Specifically, Life is a game. More important, and what Mr. Hubbard was impressing on those students, was the importance for auditing of a consideration that underlay practically the entire track—an individual must have a restriction to have freedom.

“You say, ‘I want to make this preclear free.’ How do you make him free? At least give him one barrier.

“He has to have something to be free from. If he’s nowhere, his freedom doesn’t exist. He is in a very bad state if he has no restrictions or barriers. And this is proven out by the fact that merely by restoring people’s barriers, we bring them up in intelligence, up in ability, up in happiness and give them a game.”
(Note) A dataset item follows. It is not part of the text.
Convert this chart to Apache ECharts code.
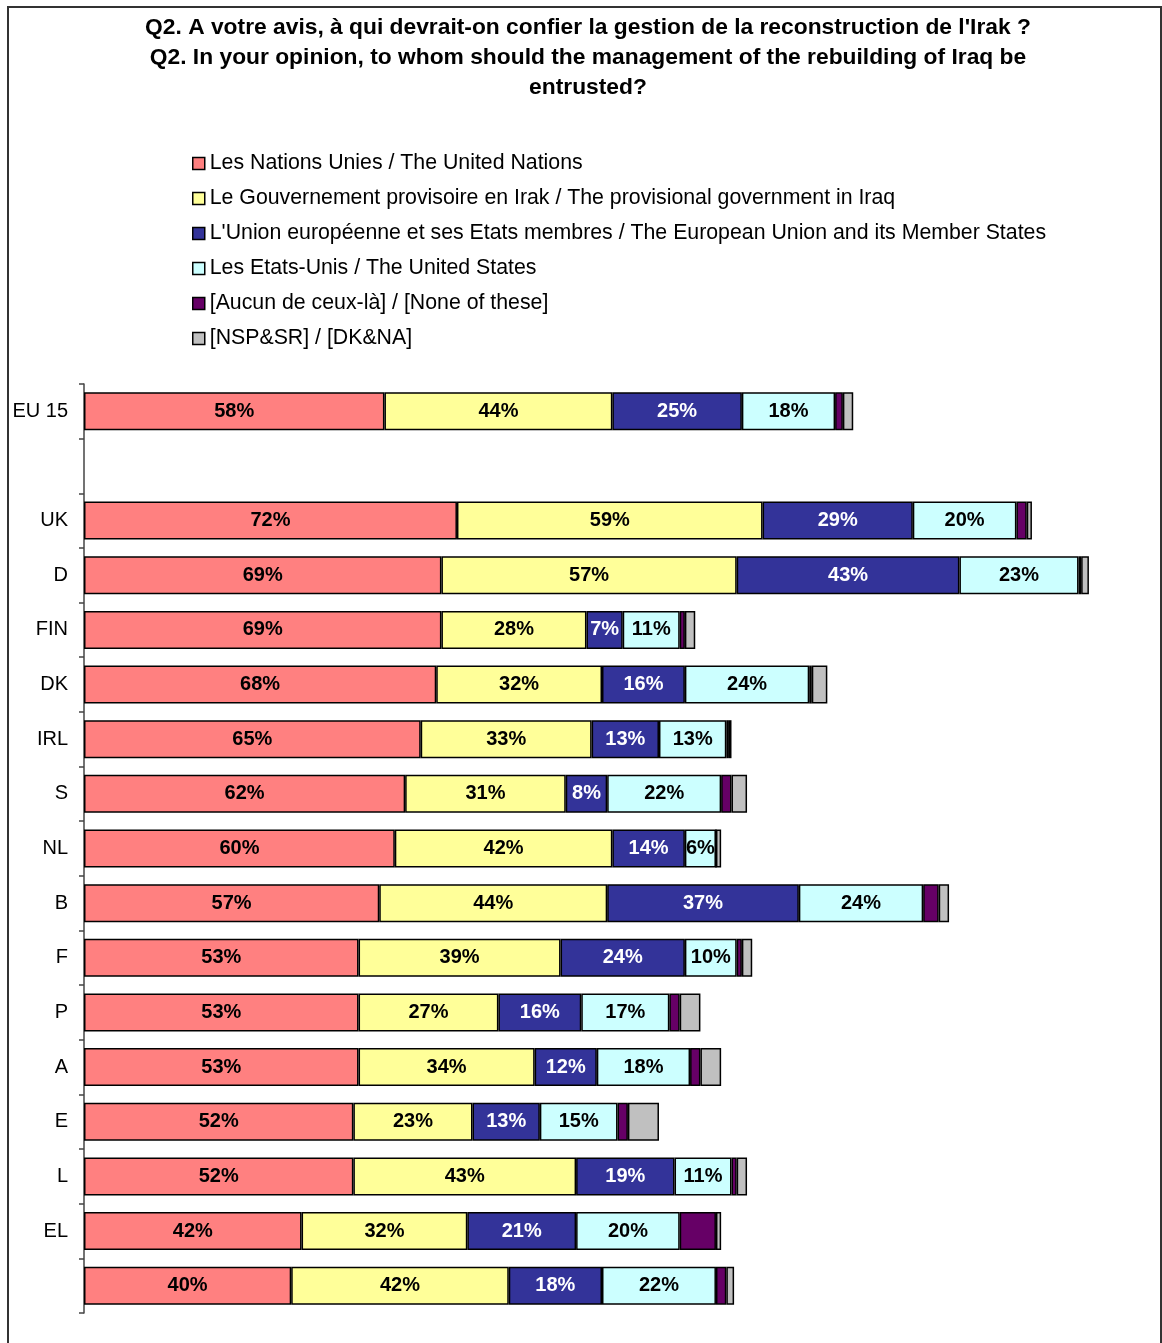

Here, then, was the application of Games Processing to auditing, with a battery of related datums and applications:

  • Energy—by rubbing thoughts on a piece of energy, a thetan can cause it to disappear;
  • Power of Choice—its relationship to havingness;
  • Barriers—a havingness that is a problem from which one would like to be free;
  • Not-knowingness—how it is one of the barriers and limitations of a game;
  • Mock-ups—how during the course of research, an individual’s weight increased from 200 to 230 pounds as a result of mock-ups he shoved into his body;
  • Cycle-of-action—its relationship to freedom, havingness and problems;
  • Six Levels of Processing—their development and application in Games Processing;
  • Confusion—how to remedy it with the introduction of a stable datum;
  • Evaluation—the definition of evaluation is trying to enforce on the preclear the reality of the auditor, which is not the preclear’s reality.

With the successful completion of this Professional Course, L. Ron Hubbard had released technology so pivotal it would touch upon all subsequent developments and take its place as a central component of standard auditing. And, for a final summary of what that represented, it was no less than the means to restore to beings the control of their own destiny:

“You’re an auditor. You’re handling the thinkingness and livingness of a person and so you can change their minds. And these things are theoretically true, but they don’t work out in the physical universe by dramatization and action. Just as a person can go on forever dramatizing a rage engram without ever wearing it out, so he can go on forever living in this universe without ever becoming sufficiently aware of it to plow himself in any other direction, see? So he could go forever, on an unawareness basis.

“You’re the expert in awareness. And you use that awareness to get him aware of barriers and aware of freedom. And if you do that perfectly, you win. And that is the game of auditing.”